▼

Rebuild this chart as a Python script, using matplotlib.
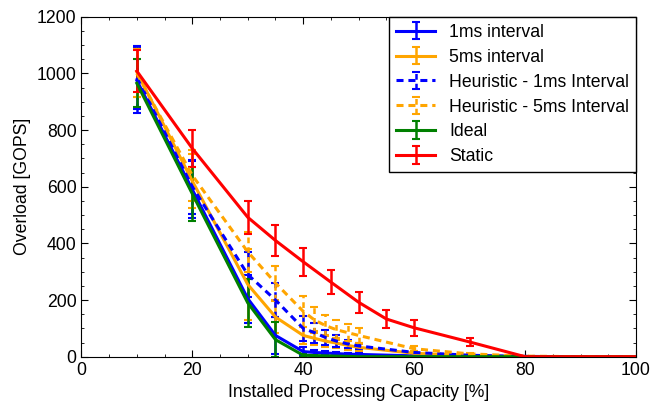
import matplotlib
matplotlib.use('Agg')
import matplotlib.pyplot as plt
from matplotlib.ticker import MultipleLocator

plt.rcParams['font.family'] = ['Liberation Sans', 'DejaVu Sans']

# shared x grid for the interval / heuristic runs
x_int = [10, 20, 30, 35, 40, 42, 44, 46, 48, 50, 60, 70, 80, 90, 100]

ms1 = [975, 590, 205, 75, 18, 15, 13, 11, 9, 8, 3, 1, 0, 0, 0]
ms1_err = [115, 100, 85, 65, 15, 10, 8, 6, 5, 4, 2, 1, 0, 0, 0]

ms5 = [1005, 620, 255, 140, 75, 65, 55, 48, 40, 33, 12, 4, 0, 0, 0]
ms5_err = [90, 95, 125, 55, 30, 25, 20, 18, 15, 12, 5, 2, 0, 0, 0]

heur1 = [985, 600, 290, 200, 100, 85, 68, 55, 45, 38, 15, 5, 1, 0, 0]
heur1_err = [110, 95, 80, 60, 45, 35, 25, 20, 15, 12, 5, 2, 0, 0, 0]

heur5 = [1000, 640, 370, 260, 160, 130, 110, 95, 85, 75, 28, 10, 2, 0, 0]
heur5_err = [85, 90, 70, 60, 55, 45, 38, 35, 30, 25, 8, 3, 0, 0, 0]

x_ideal = [10, 20, 30, 35, 40, 50, 60, 70, 80, 90, 100]
ideal = [965, 575, 190, 60, 5, 0, 0, 0, 0, 0, 0]
ideal_err = [85, 95, 85, 62, 5, 0, 0, 0, 0, 0, 0]

x_static = [10, 20, 30, 35, 40, 45, 50, 55, 60, 70, 80, 90, 100]
static = [1008, 735, 492, 410, 335, 263, 192, 133, 102, 52, 0, 0, 0]
static_err = [75, 65, 58, 55, 50, 42, 38, 32, 28, 13, 0, 0, 0]

fig = plt.figure(figsize=(6.67, 4.07), dpi=100)
ax = fig.add_axes([0.122, 0.1236, 0.8315, 0.8354])

kw = dict(lw=2.2, elinewidth=1.8, capsize=3, capthick=1.5)
dash = (2.3, 1.6)
ax.errorbar(x_int, ms1, yerr=ms1_err, color='#0000ff', label='1ms interval', **kw)
ax.errorbar(x_int, ms5, yerr=ms5_err, color='#ffa500', label='5ms interval', **kw)
h1 = ax.errorbar(x_int, heur1, yerr=heur1_err, color='#0000ff',
                 label='Heuristic - 1ms Interval', **kw)
h1.lines[0].set_dashes(dash)
h1.lines[2][0].set_linestyle((0, dash))
h5 = ax.errorbar(x_int, heur5, yerr=heur5_err, color='#ffa500',
                 label='Heuristic - 5ms Interval', **kw)
h5.lines[0].set_dashes(dash)
h5.lines[2][0].set_linestyle((0, dash))
ax.errorbar(x_ideal, ideal, yerr=ideal_err, color='#008000', label='Ideal', **kw)
ax.errorbar(x_static, static, yerr=static_err, color='#ff0000', label='Static', **kw)

ax.set_xlim(0, 100)
ax.set_ylim(0, 1200)
ax.xaxis.set_major_locator(MultipleLocator(20))
ax.xaxis.set_minor_locator(MultipleLocator(5))
ax.yaxis.set_major_locator(MultipleLocator(200))
ax.yaxis.set_minor_locator(MultipleLocator(50))
ax.tick_params(which='both', direction='in', top=True, right=True, labelsize=12.7)
ax.tick_params(which='major', length=5)
ax.tick_params(which='minor', length=2.5)

ax.set_xlabel('Installed Processing Capacity [%]', fontsize=12.7)
ax.set_ylabel('Overload [GOPS]', fontsize=12.7)

leg = ax.legend(loc='upper right', fontsize=12.7, borderaxespad=0, fancybox=False,
                framealpha=1, edgecolor='black', handlelength=2.2, labelspacing=0.45)
leg.get_frame().set_linewidth(1.0)

fig.savefig('out.png', dpi=100)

▲

Emit the lines of the material exactly, from its first line to the line containing "plt.rcParams['font.family'] = ['Liberation", inclusive; leave every picture out.

Response
Rebuild this chart as a Python script, using matplotlib.
import matplotlib
matplotlib.use('Agg')
import matplotlib.pyplot as plt
from matplotlib.ticker import MultipleLocator

plt.rcParams['font.family'] = ['Liberation Sans', 'DejaVu Sans']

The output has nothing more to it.